Instruction => Return the whole listing, line for line, without the pictures in it.

=======

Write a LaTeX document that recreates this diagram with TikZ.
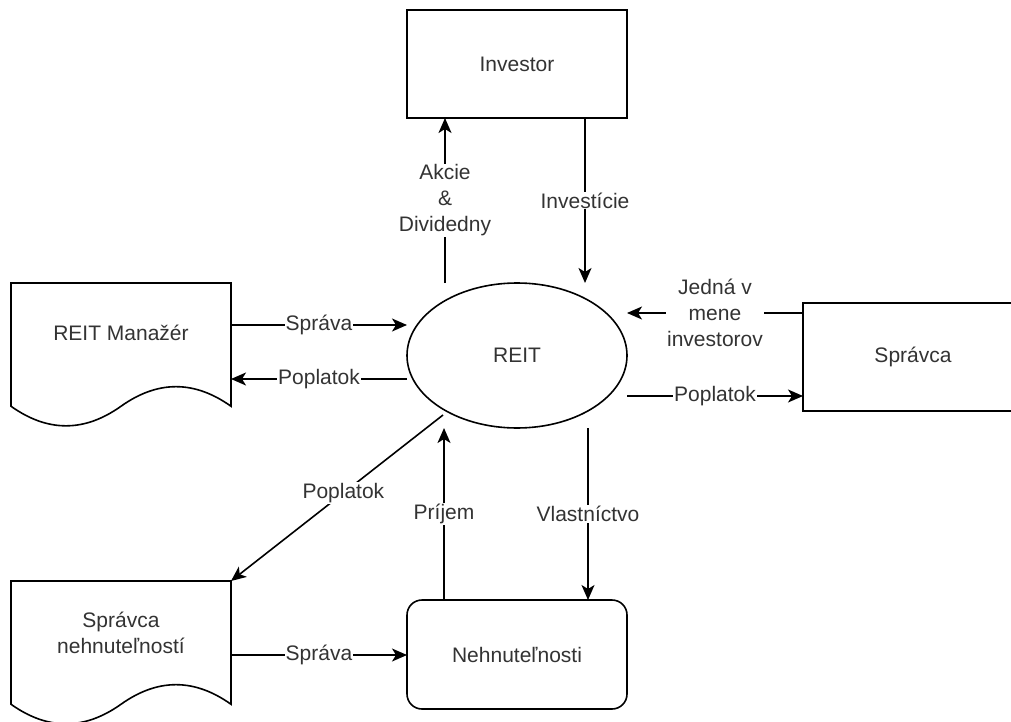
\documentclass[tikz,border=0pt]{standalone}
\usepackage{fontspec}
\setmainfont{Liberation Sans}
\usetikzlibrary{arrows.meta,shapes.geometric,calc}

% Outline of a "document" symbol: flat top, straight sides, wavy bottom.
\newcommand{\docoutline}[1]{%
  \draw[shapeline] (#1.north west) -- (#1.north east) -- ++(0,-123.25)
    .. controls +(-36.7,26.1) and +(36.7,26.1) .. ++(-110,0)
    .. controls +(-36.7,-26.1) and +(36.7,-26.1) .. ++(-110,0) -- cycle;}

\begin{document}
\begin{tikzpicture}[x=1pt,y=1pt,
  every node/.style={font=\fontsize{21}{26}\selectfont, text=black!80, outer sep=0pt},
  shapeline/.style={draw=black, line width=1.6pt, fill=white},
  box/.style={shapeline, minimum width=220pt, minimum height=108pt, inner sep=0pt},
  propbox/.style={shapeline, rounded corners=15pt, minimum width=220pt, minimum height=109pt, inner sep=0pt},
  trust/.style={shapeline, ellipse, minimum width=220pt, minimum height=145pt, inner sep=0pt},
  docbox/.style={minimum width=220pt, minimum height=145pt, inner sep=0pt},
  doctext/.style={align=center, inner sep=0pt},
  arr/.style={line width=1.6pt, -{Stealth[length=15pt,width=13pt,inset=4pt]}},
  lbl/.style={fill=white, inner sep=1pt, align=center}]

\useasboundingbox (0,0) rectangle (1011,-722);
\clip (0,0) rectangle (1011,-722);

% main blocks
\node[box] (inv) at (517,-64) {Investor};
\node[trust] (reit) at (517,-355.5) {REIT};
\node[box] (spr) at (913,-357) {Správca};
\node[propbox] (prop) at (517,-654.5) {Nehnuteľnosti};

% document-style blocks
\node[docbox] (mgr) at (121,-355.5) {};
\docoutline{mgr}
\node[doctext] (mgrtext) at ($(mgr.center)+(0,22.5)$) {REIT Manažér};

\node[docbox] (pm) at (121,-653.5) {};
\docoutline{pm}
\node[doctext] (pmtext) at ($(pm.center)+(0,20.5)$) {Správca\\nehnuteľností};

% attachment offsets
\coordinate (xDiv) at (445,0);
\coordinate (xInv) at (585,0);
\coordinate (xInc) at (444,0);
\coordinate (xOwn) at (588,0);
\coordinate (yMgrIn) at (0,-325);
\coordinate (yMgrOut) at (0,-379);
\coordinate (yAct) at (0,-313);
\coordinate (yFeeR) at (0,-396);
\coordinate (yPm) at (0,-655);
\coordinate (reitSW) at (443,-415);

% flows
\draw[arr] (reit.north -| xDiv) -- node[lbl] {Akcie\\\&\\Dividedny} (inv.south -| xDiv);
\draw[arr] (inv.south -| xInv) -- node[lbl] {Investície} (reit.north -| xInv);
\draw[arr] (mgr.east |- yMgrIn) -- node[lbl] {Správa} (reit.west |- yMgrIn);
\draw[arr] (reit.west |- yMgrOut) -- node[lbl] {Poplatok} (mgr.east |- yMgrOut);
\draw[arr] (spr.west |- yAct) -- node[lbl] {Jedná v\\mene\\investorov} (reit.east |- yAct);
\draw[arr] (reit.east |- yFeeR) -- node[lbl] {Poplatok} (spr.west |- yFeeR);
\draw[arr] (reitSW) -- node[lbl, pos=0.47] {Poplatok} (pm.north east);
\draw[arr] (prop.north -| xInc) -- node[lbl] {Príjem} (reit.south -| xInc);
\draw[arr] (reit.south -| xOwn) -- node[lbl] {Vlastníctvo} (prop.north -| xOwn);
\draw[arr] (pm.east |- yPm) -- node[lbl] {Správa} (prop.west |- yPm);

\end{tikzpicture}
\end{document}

=======

Complete response =>
Write a LaTeX document that recreates this diagram with TikZ.
\documentclass[tikz,border=0pt]{standalone}
\usepackage{fontspec}
\setmainfont{Liberation Sans}
\usetikzlibrary{arrows.meta,shapes.geometric,calc}

% Outline of a "document" symbol: flat top, straight sides, wavy bottom.
\newcommand{\docoutline}[1]{%
  \draw[shapeline] (#1.north west) -- (#1.north east) -- ++(0,-123.25)
    .. controls +(-36.7,26.1) and +(36.7,26.1) .. ++(-110,0)
    .. controls +(-36.7,-26.1) and +(36.7,-26.1) .. ++(-110,0) -- cycle;}

\begin{document}
\begin{tikzpicture}[x=1pt,y=1pt,
  every node/.style={font=\fontsize{21}{26}\selectfont, text=black!80, outer sep=0pt},
  shapeline/.style={draw=black, line width=1.6pt, fill=white},
  box/.style={shapeline, minimum width=220pt, minimum height=108pt, inner sep=0pt},
  propbox/.style={shapeline, rounded corners=15pt, minimum width=220pt, minimum height=109pt, inner sep=0pt},
  trust/.style={shapeline, ellipse, minimum width=220pt, minimum height=145pt, inner sep=0pt},
  docbox/.style={minimum width=220pt, minimum height=145pt, inner sep=0pt},
  doctext/.style={align=center, inner sep=0pt},
  arr/.style={line width=1.6pt, -{Stealth[length=15pt,width=13pt,inset=4pt]}},
  lbl/.style={fill=white, inner sep=1pt, align=center}]

\useasboundingbox (0,0) rectangle (1011,-722);
\clip (0,0) rectangle (1011,-722);

% main blocks
\node[box] (inv) at (517,-64) {Investor};
\node[trust] (reit) at (517,-355.5) {REIT};
\node[box] (spr) at (913,-357) {Správca};
\node[propbox] (prop) at (517,-654.5) {Nehnuteľnosti};

% document-style blocks
\node[docbox] (mgr) at (121,-355.5) {};
\docoutline{mgr}
\node[doctext] (mgrtext) at ($(mgr.center)+(0,22.5)$) {REIT Manažér};

\node[docbox] (pm) at (121,-653.5) {};
\docoutline{pm}
\node[doctext] (pmtext) at ($(pm.center)+(0,20.5)$) {Správca\\nehnuteľností};

% attachment offsets
\coordinate (xDiv) at (445,0);
\coordinate (xInv) at (585,0);
\coordinate (xInc) at (444,0);
\coordinate (xOwn) at (588,0);
\coordinate (yMgrIn) at (0,-325);
\coordinate (yMgrOut) at (0,-379);
\coordinate (yAct) at (0,-313);
\coordinate (yFeeR) at (0,-396);
\coordinate (yPm) at (0,-655);
\coordinate (reitSW) at (443,-415);

% flows
\draw[arr] (reit.north -| xDiv) -- node[lbl] {Akcie\\\&\\Dividedny} (inv.south -| xDiv);
\draw[arr] (inv.south -| xInv) -- node[lbl] {Investície} (reit.north -| xInv);
\draw[arr] (mgr.east |- yMgrIn) -- node[lbl] {Správa} (reit.west |- yMgrIn);
\draw[arr] (reit.west |- yMgrOut) -- node[lbl] {Poplatok} (mgr.east |- yMgrOut);
\draw[arr] (spr.west |- yAct) -- node[lbl] {Jedná v\\mene\\investorov} (reit.east |- yAct);
\draw[arr] (reit.east |- yFeeR) -- node[lbl] {Poplatok} (spr.west |- yFeeR);
\draw[arr] (reitSW) -- node[lbl, pos=0.47] {Poplatok} (pm.north east);
\draw[arr] (prop.north -| xInc) -- node[lbl] {Príjem} (reit.south -| xInc);
\draw[arr] (reit.south -| xOwn) -- node[lbl] {Vlastníctvo} (prop.north -| xOwn);
\draw[arr] (pm.east |- yPm) -- node[lbl] {Správa} (prop.west |- yPm);

\end{tikzpicture}
\end{document}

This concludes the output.